Wednesday, February 8, 2012

POLITICS: MUMBAI Watered Down Civics Too many agencies, a state govt in a mood to centralise weaken BMC SMRUTI KOPPIKAR

Self-help A rally for the BMC polls in Lalbaug, Mumbai
POLITICS: MUMBAI
Watered Down Civics
Too many agencies, a state govt in a mood to centralise weaken BMC


"Who's in charge of the roads in Mumbai?" It was an innocuous question from the middle-aged Los Angeles-based Jonathan Barzilay on his first visit to the megapolis he had heard so much about. The question was prompted earlier this week after Barzilay, director of the Ford Foundation's freedom of expression wing, negotiated a 15-minute drive from the tony Bandra-Kurla complex to the office of the foundation's grantee, Partners in Urban Knowledge Action & Research (PUKAR), a group that works on issues of health and redevelopment in Mumbai.

It's a difficult question to answer, even for a pucca Mumbaikar. In his 15-minute ride, Barzilay commuted on roads managed by three different agencies. Roads across the city, totalling some 2,000 km, are owned and managed by a fair number of agencies: the Brihanmumbai Municipal Corporation (BMC), the state government-run Mumbai Metropolitan Region Development Authority (MMRDA), Maharashtra State Road Development Corporation (MSRDC) and Maharashtra Industrial Development Corporation (MIDC), and the central government's National Highway Authority of India (NHAI). Jurisdictions are unmarked; few can tell who's in charge.

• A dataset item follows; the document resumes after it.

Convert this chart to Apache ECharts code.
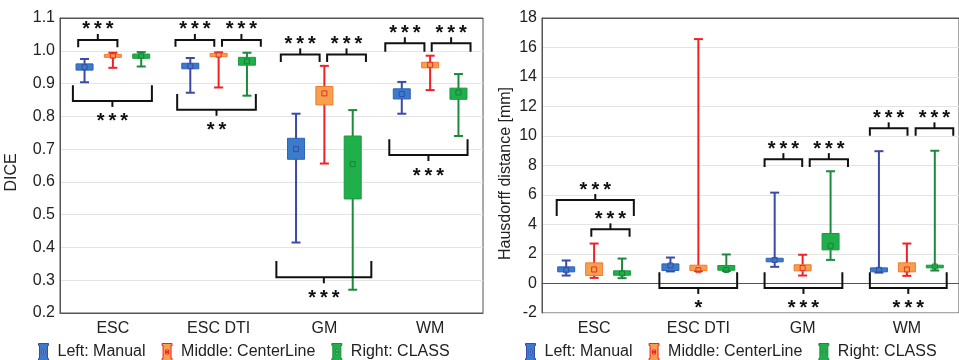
<!DOCTYPE html>
<html>
<head>
<meta charset="utf-8">
<script src="https://cdn.jsdelivr.net/npm/echarts@6/dist/echarts.min.js"></script>
<style>
html,body{margin:0;padding:0;background:#fff;}
#chart{width:959px;height:360px;}
</style>
</head>
<body>
<div id="chart"></div>
<script>
// ---------- data ----------
const categories = ['ESC', 'ESC DTI', 'GM', 'WM'];
const methodNames = ['Left: Manual', 'Middle: CenterLine', 'Right: CLASS'];

// each entry: [whiskerLow, boxLow, mean, boxHigh, whiskerHigh]
const diceManual     = [[0.904, 0.941, 0.950, 0.960, 0.975], [0.872, 0.945, 0.953, 0.962, 0.978], [0.415, 0.669, 0.700, 0.733, 0.808], [0.808, 0.853, 0.868, 0.884, 0.905]];
const diceCenterLine = [[0.948, 0.980, 0.985, 0.989, 0.994], [0.888, 0.982, 0.988, 0.992, 0.995], [0.656, 0.835, 0.870, 0.891, 0.954], [0.880, 0.948, 0.957, 0.965, 0.985]];
const diceClass      = [[0.952, 0.977, 0.985, 0.990, 0.996], [0.863, 0.956, 0.968, 0.980, 0.994], [0.271, 0.548, 0.654, 0.740, 0.819], [0.740, 0.852, 0.873, 0.886, 0.929]];

const hdManual     = [[0.54, 0.79, 0.90, 1.13, 1.56], [0.82, 0.88, 1.22, 1.33, 1.76], [1.13, 1.47, 1.60, 1.71, 6.16], [0.74, 0.79, 0.93, 1.06, 8.97]];
const hdCenterLine = [[0.38, 0.54, 0.95, 1.40, 2.71], [0.85, 0.88, 0.90, 1.24, 16.57], [0.54, 0.86, 1.05, 1.27, 1.95], [0.52, 0.79, 0.95, 1.40, 2.71]];
const hdClass      = [[0.36, 0.56, 0.68, 0.86, 1.69], [0.85, 0.90, 0.92, 1.22, 1.97], [1.60, 2.28, 2.56, 3.39, 7.61], [0.88, 1.06, 1.15, 1.24, 9.00]];

// significance brackets: [category, fromOffset, toOffset (band units), yBar, yLegEnd, label]
const diceBrackets = [
  [0, -0.328, 0.043, 1.033, 1.011, '***'],
  [0, -0.378, 0.369, 0.847, 0.895, '***'],
  [1, -0.408, -0.041, 1.033, 1.012, '***'],
  [1, 0.032, 0.399, 1.033, 1.012, '***'],
  [1, -0.392, 0.352, 0.820, 0.868, '**'],
  [2, -0.412, -0.045, 0.989, 0.966, '***'],
  [2, 0.026, 0.393, 0.989, 0.966, '***'],
  [2, -0.454, 0.444, 0.309, 0.359, '***'],
  [3, -0.424, -0.054, 1.023, 0.997, '***'],
  [3, 0.015, 0.382, 1.023, 0.997, '***'],
  [3, -0.386, 0.354, 0.682, 0.730, '***']
];
const hdBrackets = [
  [0, -0.359, 0.381, 5.66, 4.57, '***'],
  [0, -0.027, 0.340, 3.67, 3.17, '***'],
  [1, -0.374, 0.372, -0.30, 0.76, '*'],
  [2, -0.365, -0.004, 8.43, 7.90, '***'],
  [2, 0.068, 0.435, 8.43, 7.90, '***'],
  [2, -0.365, 0.381, -0.30, 0.76, '***'],
  [3, -0.355, 0.006, 10.52, 10.01, '***'],
  [3, 0.084, 0.445, 10.52, 10.01, '***'],
  [3, -0.355, 0.382, -0.30, 0.76, '***']
];

const diceTicks = { min: 0.2, max: 1.1, interval: 0.1 };
const hdTicks = { min: -2, max: 18, interval: 2 };

// ---------- styles ----------
const FONT = "'Liberation Sans', Arial, sans-serif";
const methodStyles = [
  { offset: -0.268, whisker: '#3a4aa8', fill: '#3b7bcb', border: '#2f62b3', mean: '#3a4aa8' },
  { offset: 0,      whisker: '#ec2227', fill: '#f6a04d', border: '#f07a30', mean: '#e3302a' },
  { offset: 0.268,  whisker: '#1b8b3b', fill: '#20b04b', border: '#1a9a42', mean: '#17813a' }
];

function boxSeries(name, data, st, axisIdx) {
  return {
    type: 'custom',
    name: name,
    xAxisIndex: axisIdx, yAxisIndex: axisIdx,
    silent: true,
    clip: false,
    itemStyle: { color: st.fill },
    encode: { x: 0, y: [1, 2, 3, 4, 5] },
    data: data.map((d, i) => [i].concat(d)),
    renderItem: function (params, api) {
      const cat = api.value(0);
      const band = api.size([1, 0])[0];
      const c = api.coord([cat, api.value(3)]);
      const x = c[0] + st.offset * band;
      const yLo = api.coord([cat, api.value(1)])[1];
      const yQ1 = api.coord([cat, api.value(2)])[1];
      const yMean = c[1];
      const yQ3 = api.coord([cat, api.value(4)])[1];
      const yHi = api.coord([cat, api.value(5)])[1];
      const bw = 17, cw = 9, ms = 5;
      const ls = { stroke: st.whisker, lineWidth: 2 };
      return {
        type: 'group',
        children: [
          { type: 'line', shape: { x1: x, y1: yLo, x2: x, y2: yHi }, style: ls },
          { type: 'line', shape: { x1: x - cw / 2, y1: yHi, x2: x + cw / 2, y2: yHi }, style: ls },
          { type: 'line', shape: { x1: x - cw / 2, y1: yLo, x2: x + cw / 2, y2: yLo }, style: ls },
          { type: 'rect', shape: { x: x - bw / 2, y: yQ3, width: bw, height: Math.max(yQ1 - yQ3, 1.5) },
            style: { fill: st.fill, stroke: st.border, lineWidth: 1 } },
          { type: 'rect', shape: { x: x - ms / 2, y: yMean - ms / 2, width: ms, height: ms },
            style: { fill: 'none', stroke: st.mean, lineWidth: 1 } }
        ]
      };
    }
  };
}

function bracketSeries(data, axisIdx) {
  return {
    type: 'custom',
    name: 'brackets' + axisIdx,
    xAxisIndex: axisIdx, yAxisIndex: axisIdx,
    silent: true,
    clip: false,
    encode: { x: 0, y: [3, 4] },
    data: data,
    renderItem: function (params, api) {
      const cat = api.value(0);
      const band = api.size([1, 0])[0];
      const cx = api.coord([cat, api.value(3)])[0];
      const x1 = cx + api.value(1) * band;
      const x2 = cx + api.value(2) * band;
      const yBar = api.coord([cat, api.value(3)])[1];
      const yLeg = api.coord([cat, api.value(4)])[1];
      const label = data[params.dataIndex][5];
      const top = yLeg > yBar; // legs go down => bracket above
      const tick = 6;
      const xm = (x1 + x2) / 2;
      const yTickEnd = top ? yBar - tick : yBar + tick;
      const yText = top ? yTickEnd - 4 : yTickEnd + 15;
      const ls = { stroke: '#111', lineWidth: 2, fill: 'none' };
      return {
        type: 'group',
        children: [
          { type: 'polyline', shape: { points: [[x1, yLeg], [x1, yBar], [x2, yBar], [x2, yLeg]] }, style: ls },
          { type: 'line', shape: { x1: xm, y1: yBar, x2: xm, y2: yTickEnd }, style: ls },
          { type: 'text', style: { text: label.split('').join('\u2009'), x: xm, y: yText, align: 'center', verticalAlign: 'middle',
            font: 'bold 20px ' + FONT, fill: '#111' } }
        ]
      };
    }
  };
}

const legendIcon = 'path://M0,0H10V2H9V15H10V17H0V15H1V2H0Z M3.5,6.5V10.5H6.5V6.5Z M4.5,7.5H5.5V9.5H4.5Z';
function legendData() {
  return methodNames.map((n, i) => ({
    name: n, icon: legendIcon,
    itemStyle: { color: methodStyles[i].fill, borderColor: methodStyles[i].whisker, borderWidth: 1 }
  }));
}

function xAxes(gridIndex) {
  return [
    {
      type: 'category', gridIndex: gridIndex, data: categories, position: 'bottom',
      axisLine: { lineStyle: { color: '#555', width: 1 } },
      axisTick: { inside: true, length: 3, alignWithLabel: true, lineStyle: { color: '#555' } },
      axisLabel: { fontSize: 16, fontFamily: FONT, color: '#222', margin: 8 },
      splitLine: { show: false }
    },
    {
      type: 'category', gridIndex: gridIndex, data: categories, position: 'top',
      axisLine: { lineStyle: { color: '#555', width: 1 } },
      axisTick: { inside: true, length: 3, alignWithLabel: true, lineStyle: { color: '#555' } },
      axisLabel: { show: false },
      splitLine: { show: false }
    }
  ];
}

function yAxis(gridIndex, ticks, name, gap, pad, fmt) {
  return {
    type: 'value', gridIndex: gridIndex, min: ticks.min, max: ticks.max, interval: ticks.interval,
    name: name, nameLocation: 'middle', nameGap: gap,
    nameTextStyle: { fontSize: 16, fontFamily: FONT, color: '#222', padding: [0, pad, 0, 0] },
    axisLine: { show: true, lineStyle: { color: '#555', width: 1 } },
    axisTick: { show: false },
    axisLabel: { fontSize: 16, fontFamily: FONT, color: '#222', margin: 5, formatter: fmt },
    splitLine: { show: true, lineStyle: { color: '#e4e4e4', width: 1 } }
  };
}

const chart = echarts.init(document.getElementById('chart'), null, { renderer: 'canvas' });
const xa0 = xAxes(0), xa1 = xAxes(1);
const option = {
  animation: false,
  backgroundColor: '#fff',
  grid: [
    { left: 60, top: 18, width: 423, height: 295, show: true, borderColor: '#555', borderWidth: 1 },
    { left: 542, top: 18, width: 425, height: 295, show: true, borderColor: '#555', borderWidth: 1 }
  ],
  xAxis: [xa0[0], xa1[0], xa0[1], xa1[1]],
  yAxis: [
    yAxis(0, diceTicks, 'DICE', 40, 14, v => v.toFixed(1)),
    yAxis(1, hdTicks, 'Hausdorff distance [mm]', 28, 16, v => String(Math.round(v)))
  ],
  legend: [
    { left: 38, top: 343, itemWidth: 10, itemHeight: 17, itemGap: 16, padding: 0,
      textStyle: { fontSize: 16, fontFamily: FONT, color: '#222', padding: [0, 0, 0, 4] }, data: legendData(), selectedMode: false },
    { left: 525, top: 343, itemWidth: 10, itemHeight: 17, itemGap: 16, padding: 0,
      textStyle: { fontSize: 16, fontFamily: FONT, color: '#222', padding: [0, 0, 0, 4] }, data: legendData(), selectedMode: false }
  ],
  series: [
    boxSeries(methodNames[0], diceManual, methodStyles[0], 0),
    boxSeries(methodNames[1], diceCenterLine, methodStyles[1], 0),
    boxSeries(methodNames[2], diceClass, methodStyles[2], 0),
    bracketSeries(diceBrackets, 0),
    boxSeries(methodNames[0], hdManual, methodStyles[0], 1),
    boxSeries(methodNames[1], hdCenterLine, methodStyles[1], 1),
    boxSeries(methodNames[2], hdClass, methodStyles[2], 1),
    bracketSeries(hdBrackets, 1)
  ]
};
chart.setOption(option);
</script>
</body>
</html>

The buck used to stop at the BMC till the mid or late 1990s; then, as ambitions to develop Mumbai as Asia's financial hub took root, the BMC's charter of responsibilities began shrinking. The urban local body, with a history that pre-dates Independence, was replaced by government bodies and special purpose vehicles (SPVs) like the MSRDC in several key areas of the city's development. The BMC, with an elected general house of 227 corporators, and by that virtue the most representative voice of the city on matters concerning the city, has had little to do with the planning and execution of big-ticket projects. "No one talks of the planning department here anymore," says veteran corporator Vinod Shekhar (Congress). Indeed, the 'Vision Mumbai' document was drafted in 2003 with hardly any inputs from BMC.

Come February 16 and Mumbaikars will vote to elect a new general body of the BMC. How ironical then that the state government should make plans to strip the BMC of a few more responsibilities. As it stands, the BMC, Asia's richest urban local government, is responsible only for water supply (hydraulic department), and garbage and sewage removal (solid waste management). A proposal to divest it of the hydraulic and solid waste management departments has begun doing the rounds; an international consultancy firm was assigned Rs 49 lakh to prepare a report in six months.

Sources say chief minister Prithiviraj Chavan desires an independent authority, which will operate directly under the state's urban development department, in place of the hydraulic and sewerage departments. Traditionally, this department has been the prerogative portfolio of the chief minister. "Our study showed that in decision-making and financial devolution, the tendency is for the state government to centralise rather than decentralise," points out Dr Amita Bhide of the School of Urban Habitat, Tata Institute of Social Sciences. "Corporators get reduced to being in charge of only their own development fund and area issues."

The idea of a diluted BMC hasn't gone down well with the Shiv Sena, but its fightback has been minimal. The Sena-BJP alliance has been in power in the BMC for three successive terms. It's fighting hard this time to retain power, given its track record of backing blacklisted contractors, the belligerence of the Maharashtra Navnirman Sena (MNS) and a super-ambitious coalition of Congress-NCP that dreams of wresting BMC back so that its reign in the state government and the local body can become seamless. Congress cites the Sena-BJP's "inefficient civic management" as a reason for change, but party leaders offer no response when asked about the state government "usurping" the powers of the BMC.

The unsaid part is the huge budget at stake; BMC's 2011-12 budget was a whopping Rs 22,000 crore—equivalent to that of the northeastern states and Goa combined. The previous years budgets read Rs 20,417 crore (2010-11), Rs 20,000 crore (2009-10), Rs 16,792 crore (2008-09), and Rs 12,866 (2007-08). It helps to be in control of such a budget, though the last few years have witnessed nearly 70 per cent of it going towards the wage bill. The corporation's main revenues are from octroi and property tax. "This shift has not been in the interest of the city as it effectively demoralised the BMC," says Sudhir Badami, well-known activist, an IIT alumnus and member of MMRDA's technical committee. "BMC offers a better platform for citizen participation and involvement in development than the state government agencies which have practically no direct connection with citizens."

Obsessed as they are with internal party politics and the jostling for seats, given the 50 per cent reservation for women this time, politicians struggling for a seat in the BMC do not even bother about the devolution and dilution of BMC's powers. The state's Nagar Raj Bill, or the 74th amendment of the Constitution to strengthen municipal governance—well what's that?